Aim:
Skip the pictures, please, and write out exactly the lines from the opening of the data through the line containing "64, 60.5, 57.5];".

___

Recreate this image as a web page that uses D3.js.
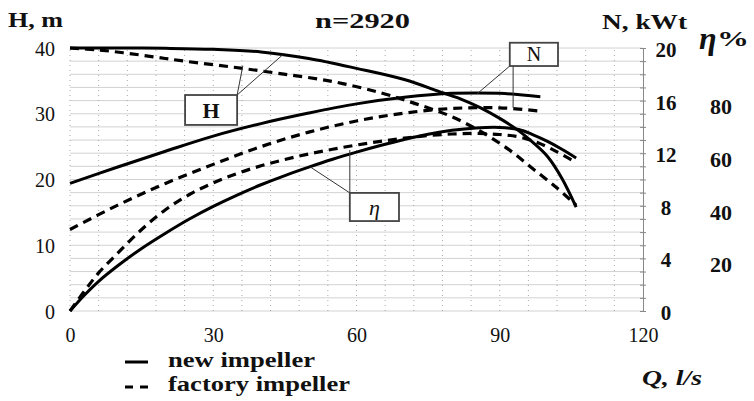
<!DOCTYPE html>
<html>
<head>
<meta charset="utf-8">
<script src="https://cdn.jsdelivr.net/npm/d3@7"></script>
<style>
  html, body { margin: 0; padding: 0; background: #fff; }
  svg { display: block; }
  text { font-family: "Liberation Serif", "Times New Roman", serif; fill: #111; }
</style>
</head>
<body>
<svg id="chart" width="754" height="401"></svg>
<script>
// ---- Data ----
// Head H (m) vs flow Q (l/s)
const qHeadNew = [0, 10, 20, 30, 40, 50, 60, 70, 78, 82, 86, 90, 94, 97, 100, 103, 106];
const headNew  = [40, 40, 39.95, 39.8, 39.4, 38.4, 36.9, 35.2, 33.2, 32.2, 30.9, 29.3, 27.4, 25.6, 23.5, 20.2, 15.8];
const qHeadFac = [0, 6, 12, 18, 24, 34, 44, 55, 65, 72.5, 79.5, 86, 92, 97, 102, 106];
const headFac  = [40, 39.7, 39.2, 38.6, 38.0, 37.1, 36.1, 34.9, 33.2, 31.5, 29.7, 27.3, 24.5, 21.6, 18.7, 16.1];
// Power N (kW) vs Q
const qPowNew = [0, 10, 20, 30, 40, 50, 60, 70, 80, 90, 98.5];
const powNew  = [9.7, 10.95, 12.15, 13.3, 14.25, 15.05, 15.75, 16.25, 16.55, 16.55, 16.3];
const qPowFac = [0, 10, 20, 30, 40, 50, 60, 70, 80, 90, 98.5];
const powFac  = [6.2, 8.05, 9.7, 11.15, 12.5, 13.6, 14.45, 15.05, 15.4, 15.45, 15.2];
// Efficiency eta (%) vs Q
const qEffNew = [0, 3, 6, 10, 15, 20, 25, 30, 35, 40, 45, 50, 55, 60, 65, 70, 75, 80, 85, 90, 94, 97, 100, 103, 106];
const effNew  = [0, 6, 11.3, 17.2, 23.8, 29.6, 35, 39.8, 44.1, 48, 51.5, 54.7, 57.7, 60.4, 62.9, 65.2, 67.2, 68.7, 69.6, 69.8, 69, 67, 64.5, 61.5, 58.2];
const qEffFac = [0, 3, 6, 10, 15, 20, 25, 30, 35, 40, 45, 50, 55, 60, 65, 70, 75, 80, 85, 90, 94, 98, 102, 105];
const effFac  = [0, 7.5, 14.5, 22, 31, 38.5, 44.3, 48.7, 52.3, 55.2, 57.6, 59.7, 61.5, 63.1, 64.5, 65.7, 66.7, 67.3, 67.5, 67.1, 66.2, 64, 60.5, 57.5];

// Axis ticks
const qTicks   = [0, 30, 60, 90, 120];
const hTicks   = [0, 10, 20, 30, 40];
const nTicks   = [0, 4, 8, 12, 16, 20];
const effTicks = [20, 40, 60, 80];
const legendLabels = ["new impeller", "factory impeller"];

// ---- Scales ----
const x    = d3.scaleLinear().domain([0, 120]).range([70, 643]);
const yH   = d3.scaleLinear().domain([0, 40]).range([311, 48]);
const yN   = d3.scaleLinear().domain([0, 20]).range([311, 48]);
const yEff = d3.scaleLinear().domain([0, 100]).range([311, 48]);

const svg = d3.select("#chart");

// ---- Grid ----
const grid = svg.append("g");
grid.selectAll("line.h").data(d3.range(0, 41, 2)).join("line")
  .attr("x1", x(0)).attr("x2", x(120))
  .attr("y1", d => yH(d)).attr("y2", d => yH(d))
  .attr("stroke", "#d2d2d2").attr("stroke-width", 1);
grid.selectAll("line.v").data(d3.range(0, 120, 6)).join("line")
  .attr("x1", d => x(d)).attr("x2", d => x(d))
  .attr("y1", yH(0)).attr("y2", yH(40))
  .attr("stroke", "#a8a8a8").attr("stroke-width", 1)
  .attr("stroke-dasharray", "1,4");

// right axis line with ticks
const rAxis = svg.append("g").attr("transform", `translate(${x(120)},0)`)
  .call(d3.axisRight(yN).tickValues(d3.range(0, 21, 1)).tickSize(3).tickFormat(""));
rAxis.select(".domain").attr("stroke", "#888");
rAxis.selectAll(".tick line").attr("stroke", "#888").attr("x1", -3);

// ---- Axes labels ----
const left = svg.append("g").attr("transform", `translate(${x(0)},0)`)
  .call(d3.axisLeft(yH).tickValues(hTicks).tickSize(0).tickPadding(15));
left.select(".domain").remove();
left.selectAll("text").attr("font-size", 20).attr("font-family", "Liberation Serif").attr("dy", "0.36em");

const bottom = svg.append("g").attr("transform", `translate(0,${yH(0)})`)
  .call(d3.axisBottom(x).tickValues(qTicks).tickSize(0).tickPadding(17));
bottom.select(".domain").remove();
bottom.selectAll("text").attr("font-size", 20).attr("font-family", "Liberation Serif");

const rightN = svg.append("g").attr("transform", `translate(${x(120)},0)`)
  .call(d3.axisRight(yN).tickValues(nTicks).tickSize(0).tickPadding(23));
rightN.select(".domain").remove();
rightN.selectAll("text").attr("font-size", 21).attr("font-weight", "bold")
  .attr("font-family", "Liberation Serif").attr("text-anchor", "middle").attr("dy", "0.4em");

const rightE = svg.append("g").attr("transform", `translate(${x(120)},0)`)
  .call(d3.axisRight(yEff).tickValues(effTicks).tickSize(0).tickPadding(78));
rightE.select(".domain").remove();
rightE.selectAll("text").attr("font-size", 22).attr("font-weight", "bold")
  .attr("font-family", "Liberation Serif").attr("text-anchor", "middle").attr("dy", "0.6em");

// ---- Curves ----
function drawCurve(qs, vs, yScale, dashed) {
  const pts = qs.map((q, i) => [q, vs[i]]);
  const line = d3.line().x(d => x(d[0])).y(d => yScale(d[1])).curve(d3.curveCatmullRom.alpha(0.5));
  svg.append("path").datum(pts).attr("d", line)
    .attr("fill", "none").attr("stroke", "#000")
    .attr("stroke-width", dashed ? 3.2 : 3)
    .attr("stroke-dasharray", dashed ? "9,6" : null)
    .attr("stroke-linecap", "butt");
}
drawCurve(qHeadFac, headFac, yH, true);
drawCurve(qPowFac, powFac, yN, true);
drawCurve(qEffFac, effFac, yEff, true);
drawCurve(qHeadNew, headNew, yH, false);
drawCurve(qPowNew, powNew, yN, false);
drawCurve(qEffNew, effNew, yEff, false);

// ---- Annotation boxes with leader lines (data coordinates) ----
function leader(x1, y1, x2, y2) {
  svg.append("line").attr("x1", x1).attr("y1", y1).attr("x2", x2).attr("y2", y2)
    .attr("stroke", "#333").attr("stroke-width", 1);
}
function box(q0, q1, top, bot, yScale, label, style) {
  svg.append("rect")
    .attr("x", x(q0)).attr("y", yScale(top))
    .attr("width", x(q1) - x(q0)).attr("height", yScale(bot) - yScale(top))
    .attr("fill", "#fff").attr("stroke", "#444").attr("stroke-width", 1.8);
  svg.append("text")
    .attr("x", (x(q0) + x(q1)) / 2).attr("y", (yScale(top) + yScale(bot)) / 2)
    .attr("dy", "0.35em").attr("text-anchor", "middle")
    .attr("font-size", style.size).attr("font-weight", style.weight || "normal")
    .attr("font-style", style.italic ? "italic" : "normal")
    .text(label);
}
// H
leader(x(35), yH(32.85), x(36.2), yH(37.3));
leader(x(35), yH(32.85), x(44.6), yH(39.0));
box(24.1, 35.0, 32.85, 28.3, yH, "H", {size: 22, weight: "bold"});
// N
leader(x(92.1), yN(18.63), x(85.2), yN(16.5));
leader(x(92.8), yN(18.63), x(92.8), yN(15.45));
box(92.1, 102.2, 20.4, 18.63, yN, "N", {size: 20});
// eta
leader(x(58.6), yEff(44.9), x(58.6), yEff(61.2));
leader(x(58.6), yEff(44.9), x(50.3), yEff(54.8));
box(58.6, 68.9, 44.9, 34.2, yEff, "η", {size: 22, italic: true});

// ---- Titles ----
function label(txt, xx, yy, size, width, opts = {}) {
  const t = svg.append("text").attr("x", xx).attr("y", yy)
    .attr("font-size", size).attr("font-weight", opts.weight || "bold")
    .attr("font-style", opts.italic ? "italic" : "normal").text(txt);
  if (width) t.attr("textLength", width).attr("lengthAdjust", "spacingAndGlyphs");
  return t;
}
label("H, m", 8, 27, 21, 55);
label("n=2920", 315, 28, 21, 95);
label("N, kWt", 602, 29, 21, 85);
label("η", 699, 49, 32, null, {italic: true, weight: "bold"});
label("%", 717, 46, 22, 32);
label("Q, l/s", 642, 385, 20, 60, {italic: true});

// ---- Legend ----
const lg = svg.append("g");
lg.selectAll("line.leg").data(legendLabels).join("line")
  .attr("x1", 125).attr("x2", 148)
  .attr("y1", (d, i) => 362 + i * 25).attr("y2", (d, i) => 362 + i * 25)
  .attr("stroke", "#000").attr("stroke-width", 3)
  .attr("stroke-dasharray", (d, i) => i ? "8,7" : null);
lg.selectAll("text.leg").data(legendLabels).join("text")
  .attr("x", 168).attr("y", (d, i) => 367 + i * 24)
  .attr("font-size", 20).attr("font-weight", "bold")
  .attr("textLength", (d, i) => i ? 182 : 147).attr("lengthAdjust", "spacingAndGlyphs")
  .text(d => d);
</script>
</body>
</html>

___

Written answer:
Recreate this image as a web page that uses D3.js.
<!DOCTYPE html>
<html>
<head>
<meta charset="utf-8">
<script src="https://cdn.jsdelivr.net/npm/d3@7"></script>
<style>
  html, body { margin: 0; padding: 0; background: #fff; }
  svg { display: block; }
  text { font-family: "Liberation Serif", "Times New Roman", serif; fill: #111; }
</style>
</head>
<body>
<svg id="chart" width="754" height="401"></svg>
<script>
// ---- Data ----
// Head H (m) vs flow Q (l/s)
const qHeadNew = [0, 10, 20, 30, 40, 50, 60, 70, 78, 82, 86, 90, 94, 97, 100, 103, 106];
const headNew  = [40, 40, 39.95, 39.8, 39.4, 38.4, 36.9, 35.2, 33.2, 32.2, 30.9, 29.3, 27.4, 25.6, 23.5, 20.2, 15.8];
const qHeadFac = [0, 6, 12, 18, 24, 34, 44, 55, 65, 72.5, 79.5, 86, 92, 97, 102, 106];
const headFac  = [40, 39.7, 39.2, 38.6, 38.0, 37.1, 36.1, 34.9, 33.2, 31.5, 29.7, 27.3, 24.5, 21.6, 18.7, 16.1];
// Power N (kW) vs Q
const qPowNew = [0, 10, 20, 30, 40, 50, 60, 70, 80, 90, 98.5];
const powNew  = [9.7, 10.95, 12.15, 13.3, 14.25, 15.05, 15.75, 16.25, 16.55, 16.55, 16.3];
const qPowFac = [0, 10, 20, 30, 40, 50, 60, 70, 80, 90, 98.5];
const powFac  = [6.2, 8.05, 9.7, 11.15, 12.5, 13.6, 14.45, 15.05, 15.4, 15.45, 15.2];
// Efficiency eta (%) vs Q
const qEffNew = [0, 3, 6, 10, 15, 20, 25, 30, 35, 40, 45, 50, 55, 60, 65, 70, 75, 80, 85, 90, 94, 97, 100, 103, 106];
const effNew  = [0, 6, 11.3, 17.2, 23.8, 29.6, 35, 39.8, 44.1, 48, 51.5, 54.7, 57.7, 60.4, 62.9, 65.2, 67.2, 68.7, 69.6, 69.8, 69, 67, 64.5, 61.5, 58.2];
const qEffFac = [0, 3, 6, 10, 15, 20, 25, 30, 35, 40, 45, 50, 55, 60, 65, 70, 75, 80, 85, 90, 94, 98, 102, 105];
const effFac  = [0, 7.5, 14.5, 22, 31, 38.5, 44.3, 48.7, 52.3, 55.2, 57.6, 59.7, 61.5, 63.1, 64.5, 65.7, 66.7, 67.3, 67.5, 67.1, 66.2, 64, 60.5, 57.5];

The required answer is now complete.